Safeguards, Exemptions, and De Minimis Thresholds
The Amendment incorporates a series of proportionality measures. Depository accounts holding SEMPs are exempted from reporting where the rolling ninety-day average end-of-day balance does not exceed USD 10,000 at any point during the calendar year. A new category of “Qualified Non-Profit Entity” is introduced as an exempt entity, subject to confirmation by the Income-tax Department that the entity is exclusively established for religious, charitable, scientific, artistic, cultural, athletic, or educational purposes, is exempt from income tax in India, and satisfies prescribed conditions regarding the non-distribution of its income and assets. Furthermore, to prevent duplicative reporting, gross proceeds from the sale or redemption of financial assets that have already been reported under CARF need not be reported afresh under Rule 114G, thereby eliminating the risk of double reporting for crypto-asset transactions.

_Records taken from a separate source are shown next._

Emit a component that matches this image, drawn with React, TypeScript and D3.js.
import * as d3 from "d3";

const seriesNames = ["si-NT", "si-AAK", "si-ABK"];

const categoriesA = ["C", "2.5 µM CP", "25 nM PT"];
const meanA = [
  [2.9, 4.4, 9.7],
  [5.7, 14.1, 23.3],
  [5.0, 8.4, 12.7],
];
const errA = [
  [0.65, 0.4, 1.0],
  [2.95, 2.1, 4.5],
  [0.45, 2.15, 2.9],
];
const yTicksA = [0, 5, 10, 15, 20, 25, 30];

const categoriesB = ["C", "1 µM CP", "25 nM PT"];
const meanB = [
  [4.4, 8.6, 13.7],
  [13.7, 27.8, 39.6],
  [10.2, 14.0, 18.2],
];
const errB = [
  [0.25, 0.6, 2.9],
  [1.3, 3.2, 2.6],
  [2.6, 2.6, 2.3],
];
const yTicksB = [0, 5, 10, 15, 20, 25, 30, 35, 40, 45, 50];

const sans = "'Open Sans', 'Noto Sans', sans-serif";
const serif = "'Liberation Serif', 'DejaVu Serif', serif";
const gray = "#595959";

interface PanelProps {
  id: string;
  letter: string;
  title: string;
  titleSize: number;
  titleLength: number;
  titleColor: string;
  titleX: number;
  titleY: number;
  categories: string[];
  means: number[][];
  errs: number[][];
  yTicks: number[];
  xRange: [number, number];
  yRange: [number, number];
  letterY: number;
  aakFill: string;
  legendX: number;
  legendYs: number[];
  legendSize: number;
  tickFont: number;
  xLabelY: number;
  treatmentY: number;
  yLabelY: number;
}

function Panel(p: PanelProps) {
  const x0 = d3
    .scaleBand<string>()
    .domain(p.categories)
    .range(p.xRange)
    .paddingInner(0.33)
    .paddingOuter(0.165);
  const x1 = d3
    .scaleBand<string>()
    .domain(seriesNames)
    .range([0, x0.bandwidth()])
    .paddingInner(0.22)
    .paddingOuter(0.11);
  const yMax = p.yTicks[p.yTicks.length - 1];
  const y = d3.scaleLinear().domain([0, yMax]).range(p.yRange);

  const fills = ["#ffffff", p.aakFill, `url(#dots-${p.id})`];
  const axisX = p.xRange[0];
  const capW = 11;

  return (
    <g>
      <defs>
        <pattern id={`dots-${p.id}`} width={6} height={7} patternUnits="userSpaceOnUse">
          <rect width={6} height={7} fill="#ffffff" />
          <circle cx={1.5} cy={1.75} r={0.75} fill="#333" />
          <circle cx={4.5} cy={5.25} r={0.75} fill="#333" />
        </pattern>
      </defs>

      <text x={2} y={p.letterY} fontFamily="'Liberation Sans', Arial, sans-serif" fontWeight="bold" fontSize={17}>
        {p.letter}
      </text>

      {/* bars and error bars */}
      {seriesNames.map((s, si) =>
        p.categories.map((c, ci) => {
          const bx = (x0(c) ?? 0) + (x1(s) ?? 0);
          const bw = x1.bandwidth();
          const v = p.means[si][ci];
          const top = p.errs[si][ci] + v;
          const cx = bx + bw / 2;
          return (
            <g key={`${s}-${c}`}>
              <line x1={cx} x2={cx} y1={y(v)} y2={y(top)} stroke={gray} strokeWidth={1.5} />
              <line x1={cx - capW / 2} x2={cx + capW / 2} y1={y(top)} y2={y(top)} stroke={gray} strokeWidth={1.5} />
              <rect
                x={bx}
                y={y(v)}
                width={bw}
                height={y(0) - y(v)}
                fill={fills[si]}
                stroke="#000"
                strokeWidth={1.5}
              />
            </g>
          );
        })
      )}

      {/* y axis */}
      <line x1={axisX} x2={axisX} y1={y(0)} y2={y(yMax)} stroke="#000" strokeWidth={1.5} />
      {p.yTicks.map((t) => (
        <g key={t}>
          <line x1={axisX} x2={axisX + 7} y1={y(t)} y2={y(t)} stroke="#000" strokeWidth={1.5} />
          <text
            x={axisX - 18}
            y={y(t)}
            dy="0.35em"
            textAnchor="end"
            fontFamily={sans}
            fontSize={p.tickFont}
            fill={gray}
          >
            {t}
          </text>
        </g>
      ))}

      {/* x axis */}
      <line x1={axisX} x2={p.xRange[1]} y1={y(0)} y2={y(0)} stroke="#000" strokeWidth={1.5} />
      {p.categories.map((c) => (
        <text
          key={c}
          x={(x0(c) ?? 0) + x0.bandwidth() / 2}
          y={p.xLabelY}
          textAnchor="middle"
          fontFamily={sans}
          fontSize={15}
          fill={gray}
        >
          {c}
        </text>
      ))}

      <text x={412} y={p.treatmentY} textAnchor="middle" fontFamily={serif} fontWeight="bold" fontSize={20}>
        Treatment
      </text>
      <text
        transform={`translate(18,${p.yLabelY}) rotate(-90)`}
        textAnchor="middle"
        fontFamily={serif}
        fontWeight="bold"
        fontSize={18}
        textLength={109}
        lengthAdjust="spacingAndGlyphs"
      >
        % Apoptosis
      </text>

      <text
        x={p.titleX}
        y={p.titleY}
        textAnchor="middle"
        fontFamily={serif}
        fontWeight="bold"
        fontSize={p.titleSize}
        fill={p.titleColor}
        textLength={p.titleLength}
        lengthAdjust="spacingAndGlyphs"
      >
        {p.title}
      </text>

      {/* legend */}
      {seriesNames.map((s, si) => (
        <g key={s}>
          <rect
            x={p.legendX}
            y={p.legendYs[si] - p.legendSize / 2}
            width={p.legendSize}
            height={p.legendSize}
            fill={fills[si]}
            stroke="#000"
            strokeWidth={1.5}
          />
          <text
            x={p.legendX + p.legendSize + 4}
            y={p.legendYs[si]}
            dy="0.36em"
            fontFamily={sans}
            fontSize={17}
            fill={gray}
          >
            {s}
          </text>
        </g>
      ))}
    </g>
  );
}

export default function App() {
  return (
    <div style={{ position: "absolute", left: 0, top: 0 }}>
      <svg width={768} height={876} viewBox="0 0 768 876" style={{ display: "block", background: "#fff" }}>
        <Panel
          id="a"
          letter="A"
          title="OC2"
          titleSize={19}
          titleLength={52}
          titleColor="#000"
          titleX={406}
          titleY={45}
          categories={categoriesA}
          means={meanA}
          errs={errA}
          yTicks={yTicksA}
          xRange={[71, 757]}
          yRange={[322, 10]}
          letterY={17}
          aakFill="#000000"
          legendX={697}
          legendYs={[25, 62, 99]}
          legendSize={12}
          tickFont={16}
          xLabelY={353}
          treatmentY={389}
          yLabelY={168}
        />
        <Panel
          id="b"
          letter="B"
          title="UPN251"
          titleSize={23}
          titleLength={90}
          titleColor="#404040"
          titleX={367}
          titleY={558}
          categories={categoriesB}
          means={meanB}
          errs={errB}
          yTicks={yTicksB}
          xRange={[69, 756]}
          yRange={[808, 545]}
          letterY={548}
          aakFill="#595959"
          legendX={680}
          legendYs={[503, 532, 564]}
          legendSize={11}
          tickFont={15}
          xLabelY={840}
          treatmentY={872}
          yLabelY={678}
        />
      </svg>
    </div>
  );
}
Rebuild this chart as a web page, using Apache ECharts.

Due Diligence Procedures and Transitional Relief
Rule 114H has been amended to address due diligence procedures in the context of accounts treated as financial accounts solely by reason of the CRS amendments. For such accounts, the operative date for new accounts is 1st January 2026, while pre-existing accounts are those maintained as of 31st December 2025. The Amendment also introduces a practical concession for exceptional circumstances: where a reporting financial institution is unable to obtain a valid self-certification from a new account holder within the relevant reporting period, it may apply the due diligence procedures applicable to pre-existing accounts until such certification is obtained and validated. This provision acknowledges operational realities without compromising regulatory intent. A further transitional relief provides that, for reportable accounts maintained as of 31st December 2025, information concerning the role of controlling persons or equity interest holders is required to be reported only to the extent it is available in the institution’s electronically searchable records, for reporting periods ending by the second calendar year following that date.
Conclusion
The Income-Tax (Amendment) Rules, 2026 constitute a landmark regulatory development that firmly positions India within the evolving global architecture of tax transparency and digital asset oversight. Financial institutions, crypto-asset service providers, and legal advisers must urgently review their existing compliance frameworks in light of the retrospective effective date of 1st January 2026. The Amendment demands not merely procedural adjustments but a fundamental re-evaluation of how digital assets are classified, reported, and exchanged for tax administration purposes. Institutions that fail to align their operations with these requirements risk exposure to significant regulatory and reputational consequences.